You want to focus on something that matters, something that's meaningful, something that hopefully can enrich people's lives. And paradoxically, the more intimate you make something, the more universal it becomes. Art in its finest form elicits empathy, it gets us to see the world through someone else's eyes, it gets us to experience someone else's story as if it were ours. In this world that's so chaotic, having some degree of empathy so that we can all try to see other people's perspectives is a beautiful thing, and that's one of the rare things film can do.

How do you approach different ethnicities and cultures in animation? Are you conscious of running the risk that some group could take offense? One of the things that I love about animation is that we often ask ourselves, "Why does this have to be an animated film? You could use different types of animals to be an allegory for what we are experiencing as humans. Then we did about a year of research into animals and then into human sociology as well. We started to figure out really quickly that these two groups of animals not getting along was just like our situation and our own world.

So we really dove into bias - and not just bias - kind of in-your-face bias, contemporary bias, which is kind of in everything around us. And then as we were making the film, the world started to go crazy with politics and the election that just happened. And this weird lineup between what we're doing with the film and what was happening in the world, especially in the United States, came out. You can't really plan for something like that. But when a film ends up being timely …. So ahead of your time, Seth, so on the cusp.
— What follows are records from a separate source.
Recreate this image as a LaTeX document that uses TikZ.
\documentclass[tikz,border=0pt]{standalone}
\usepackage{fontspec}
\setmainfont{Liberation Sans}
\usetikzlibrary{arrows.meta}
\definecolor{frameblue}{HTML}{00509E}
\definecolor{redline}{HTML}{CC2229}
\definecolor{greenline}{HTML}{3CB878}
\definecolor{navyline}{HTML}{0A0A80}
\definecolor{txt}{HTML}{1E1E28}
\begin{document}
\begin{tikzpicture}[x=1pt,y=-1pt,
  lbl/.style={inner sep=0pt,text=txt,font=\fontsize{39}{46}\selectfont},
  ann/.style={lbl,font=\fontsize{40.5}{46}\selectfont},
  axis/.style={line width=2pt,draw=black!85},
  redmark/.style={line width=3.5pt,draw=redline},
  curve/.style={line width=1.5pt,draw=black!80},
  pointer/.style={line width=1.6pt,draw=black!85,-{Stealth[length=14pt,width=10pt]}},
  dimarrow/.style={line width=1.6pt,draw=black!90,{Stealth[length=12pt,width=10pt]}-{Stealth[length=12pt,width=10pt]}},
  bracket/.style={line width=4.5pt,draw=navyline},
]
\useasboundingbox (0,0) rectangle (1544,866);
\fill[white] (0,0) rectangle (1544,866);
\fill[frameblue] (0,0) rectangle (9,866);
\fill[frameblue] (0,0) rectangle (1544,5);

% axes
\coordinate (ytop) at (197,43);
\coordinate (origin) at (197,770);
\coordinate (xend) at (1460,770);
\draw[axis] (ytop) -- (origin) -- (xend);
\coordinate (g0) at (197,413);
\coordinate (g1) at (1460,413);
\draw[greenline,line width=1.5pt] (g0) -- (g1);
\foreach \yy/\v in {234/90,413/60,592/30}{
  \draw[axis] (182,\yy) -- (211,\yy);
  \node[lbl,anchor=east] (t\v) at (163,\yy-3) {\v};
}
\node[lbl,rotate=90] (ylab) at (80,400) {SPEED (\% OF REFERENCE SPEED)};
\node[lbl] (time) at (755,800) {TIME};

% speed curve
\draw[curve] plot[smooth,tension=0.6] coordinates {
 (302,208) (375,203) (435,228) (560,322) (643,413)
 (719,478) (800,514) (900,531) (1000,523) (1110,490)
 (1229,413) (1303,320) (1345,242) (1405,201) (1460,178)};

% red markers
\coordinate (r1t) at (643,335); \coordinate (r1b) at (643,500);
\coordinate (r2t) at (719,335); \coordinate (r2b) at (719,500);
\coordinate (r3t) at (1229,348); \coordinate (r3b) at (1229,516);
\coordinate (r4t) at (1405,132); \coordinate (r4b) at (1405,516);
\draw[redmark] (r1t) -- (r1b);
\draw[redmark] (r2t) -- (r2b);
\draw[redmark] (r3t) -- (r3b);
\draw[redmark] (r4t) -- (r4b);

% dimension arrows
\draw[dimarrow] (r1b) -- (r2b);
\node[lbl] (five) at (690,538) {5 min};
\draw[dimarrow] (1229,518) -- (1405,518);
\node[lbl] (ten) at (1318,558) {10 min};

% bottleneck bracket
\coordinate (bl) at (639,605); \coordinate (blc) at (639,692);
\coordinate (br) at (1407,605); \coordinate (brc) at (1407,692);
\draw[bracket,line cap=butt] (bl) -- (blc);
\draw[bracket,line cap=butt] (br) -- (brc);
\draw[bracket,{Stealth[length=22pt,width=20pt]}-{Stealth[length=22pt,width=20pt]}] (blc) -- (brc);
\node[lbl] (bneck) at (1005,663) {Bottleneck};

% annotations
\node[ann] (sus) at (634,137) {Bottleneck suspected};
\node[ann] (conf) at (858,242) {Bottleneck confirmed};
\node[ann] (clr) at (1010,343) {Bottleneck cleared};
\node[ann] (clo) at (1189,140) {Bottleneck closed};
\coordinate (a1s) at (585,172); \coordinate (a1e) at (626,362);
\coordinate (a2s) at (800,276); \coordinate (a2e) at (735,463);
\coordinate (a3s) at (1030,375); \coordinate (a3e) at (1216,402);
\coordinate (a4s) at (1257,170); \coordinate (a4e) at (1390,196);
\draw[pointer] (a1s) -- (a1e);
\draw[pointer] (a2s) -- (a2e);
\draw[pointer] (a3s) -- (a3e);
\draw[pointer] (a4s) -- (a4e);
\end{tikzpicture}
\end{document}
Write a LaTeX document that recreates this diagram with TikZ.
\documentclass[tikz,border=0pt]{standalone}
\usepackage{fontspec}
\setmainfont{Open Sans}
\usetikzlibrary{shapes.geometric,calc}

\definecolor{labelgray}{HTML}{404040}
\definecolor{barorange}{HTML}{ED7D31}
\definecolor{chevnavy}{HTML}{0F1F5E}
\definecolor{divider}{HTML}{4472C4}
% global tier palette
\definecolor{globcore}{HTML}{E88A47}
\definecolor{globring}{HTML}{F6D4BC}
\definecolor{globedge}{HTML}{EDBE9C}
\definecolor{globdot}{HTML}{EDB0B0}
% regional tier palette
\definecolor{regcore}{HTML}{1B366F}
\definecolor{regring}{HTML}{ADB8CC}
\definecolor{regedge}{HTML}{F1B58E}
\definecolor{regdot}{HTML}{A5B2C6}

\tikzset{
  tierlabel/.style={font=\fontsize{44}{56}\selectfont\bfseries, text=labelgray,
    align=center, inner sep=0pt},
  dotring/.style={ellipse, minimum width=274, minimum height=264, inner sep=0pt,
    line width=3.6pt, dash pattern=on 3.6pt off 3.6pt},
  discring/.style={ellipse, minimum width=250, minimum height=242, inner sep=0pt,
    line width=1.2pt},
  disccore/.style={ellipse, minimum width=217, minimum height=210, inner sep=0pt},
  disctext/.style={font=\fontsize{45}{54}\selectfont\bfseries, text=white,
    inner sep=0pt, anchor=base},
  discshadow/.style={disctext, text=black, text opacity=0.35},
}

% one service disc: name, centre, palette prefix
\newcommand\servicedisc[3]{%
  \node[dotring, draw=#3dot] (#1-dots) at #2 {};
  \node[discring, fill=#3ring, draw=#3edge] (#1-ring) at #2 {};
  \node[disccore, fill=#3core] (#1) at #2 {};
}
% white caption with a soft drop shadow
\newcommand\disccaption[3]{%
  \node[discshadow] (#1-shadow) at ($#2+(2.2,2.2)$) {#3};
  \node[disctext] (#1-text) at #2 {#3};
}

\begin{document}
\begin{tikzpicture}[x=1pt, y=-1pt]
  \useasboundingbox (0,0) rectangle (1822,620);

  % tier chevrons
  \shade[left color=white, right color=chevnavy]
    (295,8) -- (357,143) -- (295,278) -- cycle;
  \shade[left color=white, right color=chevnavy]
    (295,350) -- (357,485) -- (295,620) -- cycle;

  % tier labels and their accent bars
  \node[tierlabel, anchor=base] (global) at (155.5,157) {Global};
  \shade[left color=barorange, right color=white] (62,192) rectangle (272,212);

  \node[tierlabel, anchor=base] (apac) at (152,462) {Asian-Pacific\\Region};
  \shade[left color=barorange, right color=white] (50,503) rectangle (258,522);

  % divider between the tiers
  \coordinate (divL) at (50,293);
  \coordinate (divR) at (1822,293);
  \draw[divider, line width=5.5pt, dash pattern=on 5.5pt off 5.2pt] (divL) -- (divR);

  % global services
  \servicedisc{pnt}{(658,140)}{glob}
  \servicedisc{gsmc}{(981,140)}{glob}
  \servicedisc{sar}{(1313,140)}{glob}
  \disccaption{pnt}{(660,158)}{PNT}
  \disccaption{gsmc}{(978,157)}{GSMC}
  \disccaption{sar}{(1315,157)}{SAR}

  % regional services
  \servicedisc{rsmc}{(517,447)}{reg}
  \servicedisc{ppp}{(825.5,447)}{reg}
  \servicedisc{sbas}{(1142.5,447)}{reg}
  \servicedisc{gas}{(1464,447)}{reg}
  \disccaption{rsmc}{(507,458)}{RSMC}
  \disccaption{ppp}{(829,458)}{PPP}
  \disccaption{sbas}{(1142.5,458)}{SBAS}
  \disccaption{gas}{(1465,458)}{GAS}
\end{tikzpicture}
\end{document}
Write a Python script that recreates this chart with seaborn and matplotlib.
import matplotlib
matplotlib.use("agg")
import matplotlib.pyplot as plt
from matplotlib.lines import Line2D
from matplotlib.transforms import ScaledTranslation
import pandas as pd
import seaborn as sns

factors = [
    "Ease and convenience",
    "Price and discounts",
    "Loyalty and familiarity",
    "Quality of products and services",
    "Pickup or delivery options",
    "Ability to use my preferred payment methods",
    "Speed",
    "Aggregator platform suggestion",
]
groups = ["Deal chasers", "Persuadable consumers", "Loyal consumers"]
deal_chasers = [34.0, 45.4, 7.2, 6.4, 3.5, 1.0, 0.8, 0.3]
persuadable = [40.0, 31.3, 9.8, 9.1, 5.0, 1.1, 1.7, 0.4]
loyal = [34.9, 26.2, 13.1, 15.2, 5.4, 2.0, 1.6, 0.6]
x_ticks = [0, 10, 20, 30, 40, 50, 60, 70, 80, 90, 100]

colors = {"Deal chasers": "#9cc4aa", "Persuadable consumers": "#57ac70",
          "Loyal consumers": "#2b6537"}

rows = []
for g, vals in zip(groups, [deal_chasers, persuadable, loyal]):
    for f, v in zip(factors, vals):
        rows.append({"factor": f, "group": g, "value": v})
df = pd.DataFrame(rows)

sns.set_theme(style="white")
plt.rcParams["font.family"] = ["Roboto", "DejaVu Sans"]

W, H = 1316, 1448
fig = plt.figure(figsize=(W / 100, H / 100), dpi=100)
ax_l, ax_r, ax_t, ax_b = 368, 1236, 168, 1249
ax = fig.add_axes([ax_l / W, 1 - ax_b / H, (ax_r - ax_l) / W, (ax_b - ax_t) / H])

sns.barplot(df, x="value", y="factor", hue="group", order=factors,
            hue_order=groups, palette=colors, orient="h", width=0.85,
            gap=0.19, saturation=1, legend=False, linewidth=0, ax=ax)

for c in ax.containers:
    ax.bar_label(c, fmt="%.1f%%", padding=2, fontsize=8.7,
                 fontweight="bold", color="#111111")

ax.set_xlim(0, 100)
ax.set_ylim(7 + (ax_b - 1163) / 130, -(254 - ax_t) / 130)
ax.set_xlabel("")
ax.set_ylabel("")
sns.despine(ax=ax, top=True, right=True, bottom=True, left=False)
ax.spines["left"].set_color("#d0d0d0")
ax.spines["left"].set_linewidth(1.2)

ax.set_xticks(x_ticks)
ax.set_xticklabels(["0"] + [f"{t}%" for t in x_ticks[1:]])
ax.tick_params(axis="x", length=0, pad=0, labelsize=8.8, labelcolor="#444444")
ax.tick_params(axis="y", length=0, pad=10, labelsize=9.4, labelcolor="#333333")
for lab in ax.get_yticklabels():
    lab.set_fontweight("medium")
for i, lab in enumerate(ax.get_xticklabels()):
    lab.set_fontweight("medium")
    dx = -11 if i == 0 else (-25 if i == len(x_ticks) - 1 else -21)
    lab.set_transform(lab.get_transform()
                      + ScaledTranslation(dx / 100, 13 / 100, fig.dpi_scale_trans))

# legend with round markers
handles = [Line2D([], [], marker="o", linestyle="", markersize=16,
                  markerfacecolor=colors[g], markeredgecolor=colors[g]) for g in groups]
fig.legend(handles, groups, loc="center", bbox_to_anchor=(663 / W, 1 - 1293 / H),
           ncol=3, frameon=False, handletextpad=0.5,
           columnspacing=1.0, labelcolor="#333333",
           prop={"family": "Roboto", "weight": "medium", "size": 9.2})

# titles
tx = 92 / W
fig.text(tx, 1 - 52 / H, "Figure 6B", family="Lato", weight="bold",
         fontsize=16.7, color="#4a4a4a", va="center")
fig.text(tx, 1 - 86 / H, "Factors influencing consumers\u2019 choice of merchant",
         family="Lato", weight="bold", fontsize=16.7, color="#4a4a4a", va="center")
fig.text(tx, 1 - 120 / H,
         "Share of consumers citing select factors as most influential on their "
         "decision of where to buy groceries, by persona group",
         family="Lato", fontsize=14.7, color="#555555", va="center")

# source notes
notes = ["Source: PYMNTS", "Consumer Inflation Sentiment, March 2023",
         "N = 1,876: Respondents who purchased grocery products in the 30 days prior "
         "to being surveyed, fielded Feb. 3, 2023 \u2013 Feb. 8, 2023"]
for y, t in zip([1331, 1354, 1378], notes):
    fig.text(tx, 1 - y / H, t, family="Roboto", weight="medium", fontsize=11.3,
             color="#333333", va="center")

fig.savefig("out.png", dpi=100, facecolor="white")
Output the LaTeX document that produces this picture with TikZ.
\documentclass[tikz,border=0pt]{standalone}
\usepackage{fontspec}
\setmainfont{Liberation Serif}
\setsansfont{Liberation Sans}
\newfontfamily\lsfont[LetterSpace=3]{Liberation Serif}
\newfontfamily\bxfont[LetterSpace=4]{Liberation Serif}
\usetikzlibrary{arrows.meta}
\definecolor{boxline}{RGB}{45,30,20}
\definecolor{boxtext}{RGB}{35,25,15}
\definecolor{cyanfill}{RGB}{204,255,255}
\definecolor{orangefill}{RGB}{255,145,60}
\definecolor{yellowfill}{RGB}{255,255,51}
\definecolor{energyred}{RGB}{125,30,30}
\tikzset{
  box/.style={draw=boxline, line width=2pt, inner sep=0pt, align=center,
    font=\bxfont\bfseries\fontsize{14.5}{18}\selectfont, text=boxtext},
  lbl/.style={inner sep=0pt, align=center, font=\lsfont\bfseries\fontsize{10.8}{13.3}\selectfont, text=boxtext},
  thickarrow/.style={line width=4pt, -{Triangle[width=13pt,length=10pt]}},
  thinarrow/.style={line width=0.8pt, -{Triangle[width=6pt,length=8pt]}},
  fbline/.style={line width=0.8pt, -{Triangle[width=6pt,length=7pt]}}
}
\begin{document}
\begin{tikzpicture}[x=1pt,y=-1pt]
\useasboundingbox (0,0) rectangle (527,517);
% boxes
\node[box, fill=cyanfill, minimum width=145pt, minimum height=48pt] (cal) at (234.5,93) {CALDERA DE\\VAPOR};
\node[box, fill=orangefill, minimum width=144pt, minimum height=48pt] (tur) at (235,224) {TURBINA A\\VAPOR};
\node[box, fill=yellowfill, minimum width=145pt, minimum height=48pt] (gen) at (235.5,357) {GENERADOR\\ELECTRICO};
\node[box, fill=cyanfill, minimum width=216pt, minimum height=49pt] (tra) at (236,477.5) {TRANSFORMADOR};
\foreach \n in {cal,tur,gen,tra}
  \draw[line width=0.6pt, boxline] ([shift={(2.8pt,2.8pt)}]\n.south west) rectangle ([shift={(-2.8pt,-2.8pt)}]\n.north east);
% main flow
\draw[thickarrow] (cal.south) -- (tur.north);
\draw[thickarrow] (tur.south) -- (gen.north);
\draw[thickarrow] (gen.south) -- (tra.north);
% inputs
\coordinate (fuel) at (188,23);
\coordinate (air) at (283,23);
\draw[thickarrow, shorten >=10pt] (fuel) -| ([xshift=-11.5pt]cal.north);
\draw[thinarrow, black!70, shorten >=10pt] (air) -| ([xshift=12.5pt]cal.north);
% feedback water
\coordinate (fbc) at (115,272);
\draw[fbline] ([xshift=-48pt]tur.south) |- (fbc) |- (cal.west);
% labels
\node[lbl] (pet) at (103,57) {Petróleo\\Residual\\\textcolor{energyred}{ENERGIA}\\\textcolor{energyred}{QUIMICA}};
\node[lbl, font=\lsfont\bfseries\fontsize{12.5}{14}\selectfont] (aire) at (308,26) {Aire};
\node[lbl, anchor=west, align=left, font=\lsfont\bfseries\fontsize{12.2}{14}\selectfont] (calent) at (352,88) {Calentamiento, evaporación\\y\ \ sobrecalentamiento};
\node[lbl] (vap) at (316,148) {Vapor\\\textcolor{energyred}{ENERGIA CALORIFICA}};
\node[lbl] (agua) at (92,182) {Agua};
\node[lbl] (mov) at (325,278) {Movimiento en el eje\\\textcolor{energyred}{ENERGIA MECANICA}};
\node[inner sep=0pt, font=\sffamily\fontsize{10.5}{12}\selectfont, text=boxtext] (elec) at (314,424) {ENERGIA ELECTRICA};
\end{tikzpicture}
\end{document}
The Little Prince is a book that's known all over the world. It's been translated into different languages, and I think that's a big reason why it's been seen as this impossible book to adapt. I initially said no, because it's crazy how different the book is in different cultures and at different times in people's lives when they read it. And so we were looking for a way to tap into the universal ideas that are there in the book. And then, luckily, the book was able to draw in talent from all over the world that wanted to be involved in the project, and we were able [to have] these different perspectives on why the book resonated with people and has been around for 70 years.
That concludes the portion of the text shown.